Herde: Teils, teils. Manchmal schüttle ich auch nur den Kopf. Es braucht auch etwas Mut. Den habe ich am ehesten, wenn ich in der Gruppe am Fötzeln bin.

Brändli: Ich mache immer wieder den gleichen Spruch: «In Aarau machen wir das nicht, in Aarau hebt man das wieder auf.» Darauf gibt es unterschiedliche Reaktionen: «Spinnsch?» oder «Danke für den Hinweis!». Wenn ich zum Bahnhof laufe, nehme ich auf, was herumliegt.

Im Zug wagte niemand zu rauchen, aber viele lassen ihren Abfall einfach liegen. Warum ist das Rauchverbot akzeptiert, das Littering-Verbot aber nicht?

Brändli: Wenn jemand raucht, wehren sich die Leute sofort. Beim Littering ist es noch nicht so. Littering scheint ein Kavaliersdelikt zu sein.

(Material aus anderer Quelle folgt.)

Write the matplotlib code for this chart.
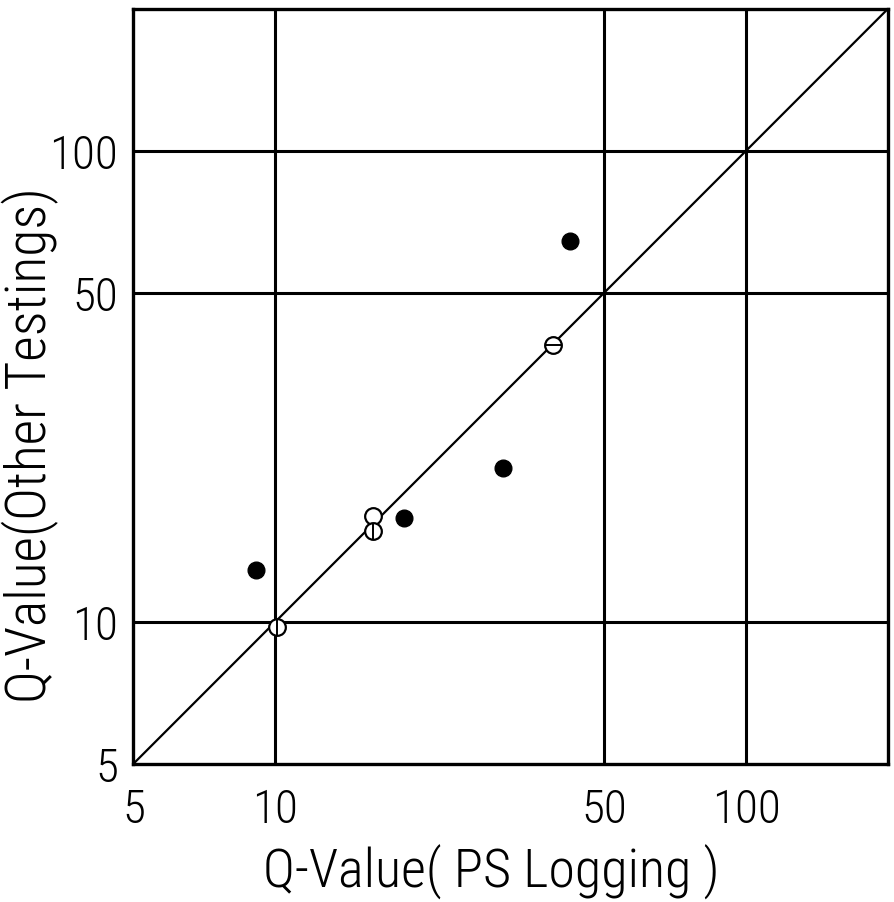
import matplotlib
matplotlib.use("Agg")
import matplotlib.pyplot as plt
from matplotlib import font_manager

# Q-values
filled_x = [9.1, 18.8, 30.4, 42.3]
filled_y = [12.9, 16.6, 21.2, 64.5]

open_x = [16.1]
open_y = [16.8]

theta_x = [38.9]          # circle with horizontal bar
theta_y = [38.7]

phi_x = [10.1, 16.1]      # circle with vertical bar
phi_y = [9.75, 15.6]

ticks = [5, 10, 50, 100]
grid_vals = [10, 50, 100]
lims = (5, 200)

# look for a narrow face, the scan uses a thin condensed lettering
narrow = None
for f in font_manager.fontManager.ttflist:
    fn = f.fname.lower()
    if ("condensed" in fn or "narrow" in fn) and "bold" not in fn and "oblique" not in fn and "italic" not in fn:
        if narrow is None or "light" in fn:
            narrow = f.fname
if narrow:
    fp = font_manager.FontProperties(fname=narrow)
else:
    fp = font_manager.FontProperties(family="DejaVu Sans")

fig = plt.figure(figsize=(8.95, 9.03), dpi=100)
ax = fig.add_axes([0.149, 0.153, 0.843, 0.836])
ax.set_xscale("log")
ax.set_yscale("log")
ax.set_xlim(*lims)
ax.set_ylim(*lims)

for v in grid_vals:
    ax.axvline(v, color="black", lw=2.2, zorder=1)
    ax.axhline(v, color="black", lw=2.2, zorder=1)
for s in ax.spines.values():
    s.set_linewidth(2.4)

ax.plot(lims, lims, color="black", lw=1.6, zorder=2)

mk = dict(linestyle="none", zorder=3)
ax.plot(filled_x, filled_y, marker="o", ms=12, color="black", **mk)
ax.plot(open_x, open_y, marker="o", ms=12, mfc="white", mec="black", mew=1.6, **mk)
ax.plot(theta_x, theta_y, marker="o", ms=12, mfc="white", mec="black", mew=1.6, **mk)
ax.plot(theta_x, theta_y, marker="_", ms=11, color="black", mew=1.4, zorder=4, linestyle="none")
ax.plot(phi_x, phi_y, marker="o", ms=12, mfc="white", mec="black", mew=1.6, **mk)
ax.plot(phi_x, phi_y, marker="|", ms=11, color="black", mew=1.4, zorder=4, linestyle="none")

ax.minorticks_off()
ax.set_xticks(ticks)
ax.set_yticks(ticks)
ax.set_xticklabels([str(t) for t in ticks], fontproperties=fp, fontsize=34)
ax.set_yticklabels([str(t) for t in ticks], fontproperties=fp, fontsize=34)
ax.tick_params(axis="x", length=0, pad=17)
ax.tick_params(axis="y", length=0, pad=11)

ax.set_xlabel("Q-Value( PS Logging )", fontproperties=fp, fontsize=39, va="center")
ax.set_ylabel("Q-Value(Other Testings)", fontproperties=fp, fontsize=40, va="center")
ax.xaxis.set_label_coords(0.475, -0.142)
ax.yaxis.set_label_coords(-0.136, 0.424)

fig.savefig("out.png", dpi=100)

Was war das Ekligste, das Ihnen als Güsel-Aktivist bisher in die Finger gekommen ist?

Brändli: Gebrauchte Pariser und blutige Spritzen.

Herde: An der Aare hat es jeweils Unterwäsche – aber die lasse ich liegen.

Brändli: Mit dem Langfinger, der Zange, nehmen wir alles auf.

Herde: Wir sind noch nicht so ausgerüstet.

Ist eine klinisch reine, güselfreie Stadt wie Singapur das Ziel?

Herde: Ja, das würde ich schön finden.

Brändli: Man muss nicht extrem werden. Klar ist Singapur schön – aber ich glaube nicht, dass das europäisch ist.

Herde: Wenn etwas herumliegt, wirft man eher auch etwas weg. Es enthemmt.

Brändli: Davon bin ich nicht unbedingt überzeugt.

Herde: Man müsste auch auf die Geschäfte Einfluss nehmen. Wieso muss jedes Brötchen, das gleich gegessen wird, eingepackt werden?